I found this an interesting problem. I wanted to write a more generic version immediately, and I settled on one that accepted a list of rules, each of which described the number of words that it would gather and a test for each of those words. So with lt6 being essentially (str) => str.length < 6, the first rule (A) would look like this:

[3, lt6, lt6, lt6],

This, it turns out, is quite similar to the solution from CertainPerformance; that answer uses strings to represent two different behaviors; this one uses actual functions. But they are quite similar. The implementation, though is fairly different.

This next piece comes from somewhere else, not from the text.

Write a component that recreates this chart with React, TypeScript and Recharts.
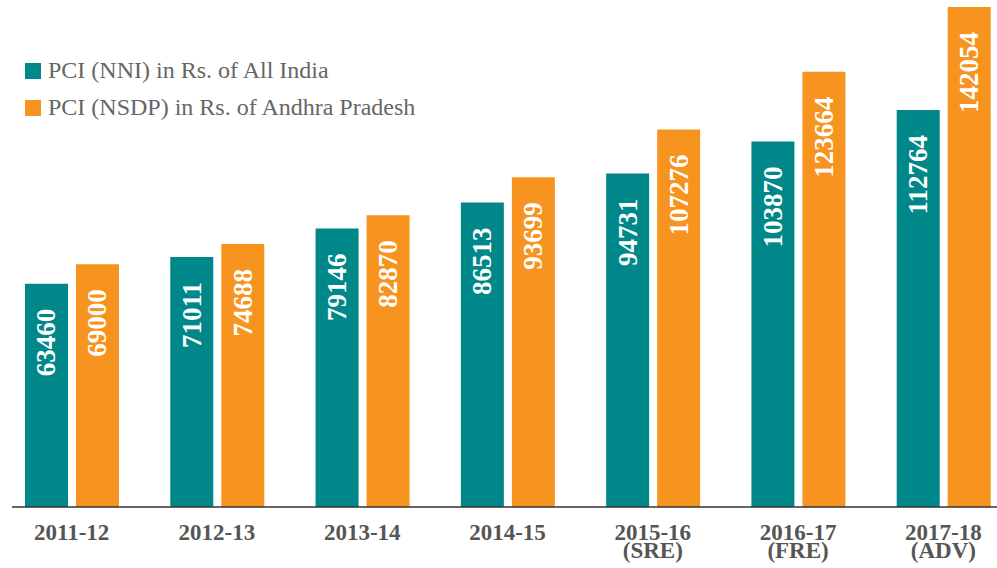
import { BarChart, Bar, XAxis, YAxis, Legend, LabelList } from 'recharts';

// Per capita income, All India vs Andhra Pradesh
const years = ['2011-12', '2012-13', '2013-14', '2014-15', '2015-16', '2016-17', '2017-18'];
const yearNotes = ['', '', '', '', '(SRE)', '(FRE)', '(ADV)'];
const indiaPci = [63460, 71011, 79146, 86513, 94731, 103870, 112764];
const apPci = [69000, 74688, 82870, 93699, 107276, 123664, 142054];

const TEAL = '#00878A';
const ORANGE = '#F7931F';
const SERIF = '"Liberation Serif", "Times New Roman", serif';

const data = years.map((year, i) => ({
  year,
  note: yearNotes[i],
  india: indiaPci[i],
  ap: apPci[i],
}));

function BarValue(props: any) {
  const { x, y, width, value } = props;
  const cx = x + width / 2;
  const cy = y + 25;
  return (
    <text
      x={cx}
      y={cy}
      transform={`rotate(-90 ${cx} ${cy})`}
      textAnchor="end"
      dominantBaseline="central"
      fill="#fff"
      fontFamily={SERIF}
      fontWeight="bold"
      fontSize={27}
    >
      {value}
    </text>
  );
}

function YearTick(props: any) {
  const { x, y, payload } = props;
  const note = yearNotes[payload.index];
  return (
    <text
      x={x}
      y={y}
      textAnchor="middle"
      fill="#555"
      fontFamily={SERIF}
      fontWeight="bold"
      fontSize={23}
    >
      <tspan x={x} dy={25}>{payload.value}</tspan>
      {note && <tspan x={x} dy={18}>{note}</tspan>}
    </text>
  );
}

function LegendBox({ payload }: any) {
  return (
    <div style={{ fontFamily: SERIF, fontSize: 24, color: '#666', textAlign: 'left' }}>
      {payload.map((item: any) => (
        <div key={item.value} style={{ display: 'flex', alignItems: 'center', height: 37 }}>
          <span style={{ width: 16, height: 16, background: item.color, marginRight: 7 }} />
          <span>{item.value}</span>
        </div>
      ))}
    </div>
  );
}

export default function App() {
  return (
    <div style={{ position: 'absolute', left: 0, top: 0, width: 997, height: 568, background: '#fff' }}>
      <BarChart
        width={997}
        height={568}
        data={data}
        margin={{ top: 7, right: 0, left: 12, bottom: 0 }}
        barSize={43}
        barGap={8}
      >
        <XAxis
          dataKey="year"
          padding={{ left: -13, right: -19 }}
          height={61}
          tickLine={false}
          axisLine={{ stroke: '#333', strokeWidth: 1.5 }}
          tick={<YearTick />}
          interval={0}
        />
        <YAxis hide domain={[0, 'dataMax']} />
        <Legend
          layout="vertical"
          verticalAlign="middle"
          align="center"
          content={<LegendBox />}
          wrapperStyle={{ top: 52, left: 25, width: 450 }}
        />
        <Bar dataKey="india" name="PCI (NNI) in Rs. of All India" fill={TEAL} isAnimationActive={false}>
          <LabelList dataKey="india" content={<BarValue />} />
        </Bar>
        <Bar dataKey="ap" name="PCI (NSDP) in Rs. of Andhra Pradesh" fill={ORANGE} isAnimationActive={false}>
          <LabelList dataKey="ap" content={<BarValue />} />
        </Bar>
      </BarChart>
    </div>
  );
}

const allMatch = (fns, xs) =>
  fns.every ( (fn, i) =>  fn ( xs[i] ) )

const splitByRules = (rules) => {
  const run = 
    ( xs
    , res = []
    , [count] = rules .find 
        ( ([count, ...fns]) => 
          count <= xs .length 
          && allMatch (fns, xs)
        ) 
        || [1] // if no rules match, choose next word only
    ) => xs.length === 0
      ? res
      : run 
        ( xs .slice (count) 
        , res .concat ([xs .slice (0, count) ])
        )

  return (str) => 
    run (str .split (/\s+/) ) 
      .map (ss => ss .join (' '))
}

const shorterThan = (n) => (s) => 
  s .length < n

const atLeast = (n) => (s) =>
  s .length >= n

const lt6 = shorterThan (6)
const gte6 = atLeast (6)

const rules = [
// +------------- Number of words to select in next block 
// |        +--------- Functions to test againt each word
// |   _____|_____
// V  /           \
  [3, lt6, lt6, lt6],   // A
  [2, lt6, lt6, gte6],  // B
  [1, gte6, gte6],      // C
  [2, gte6, lt6],       // D
  [2, lt6, gte6],       // E
]

const words  = 'Lorem ipsum dolor sit amet consectetur adipiscing elit sed doeiusmod tempor incididunt ut Duis aute irure dolor in reprehenderit in esse cillum dolor eu fugia ...';

console .log (
  splitByRules (rules) (words) 
)

This uses a recursive function that bottoms out when the remaining list of words is empty and otherwise searches for the first rule that matches (with, again like CertainPerformance, a default rule that simply takes the next word) and selects the corresponding number of words, recurring on the remaining words.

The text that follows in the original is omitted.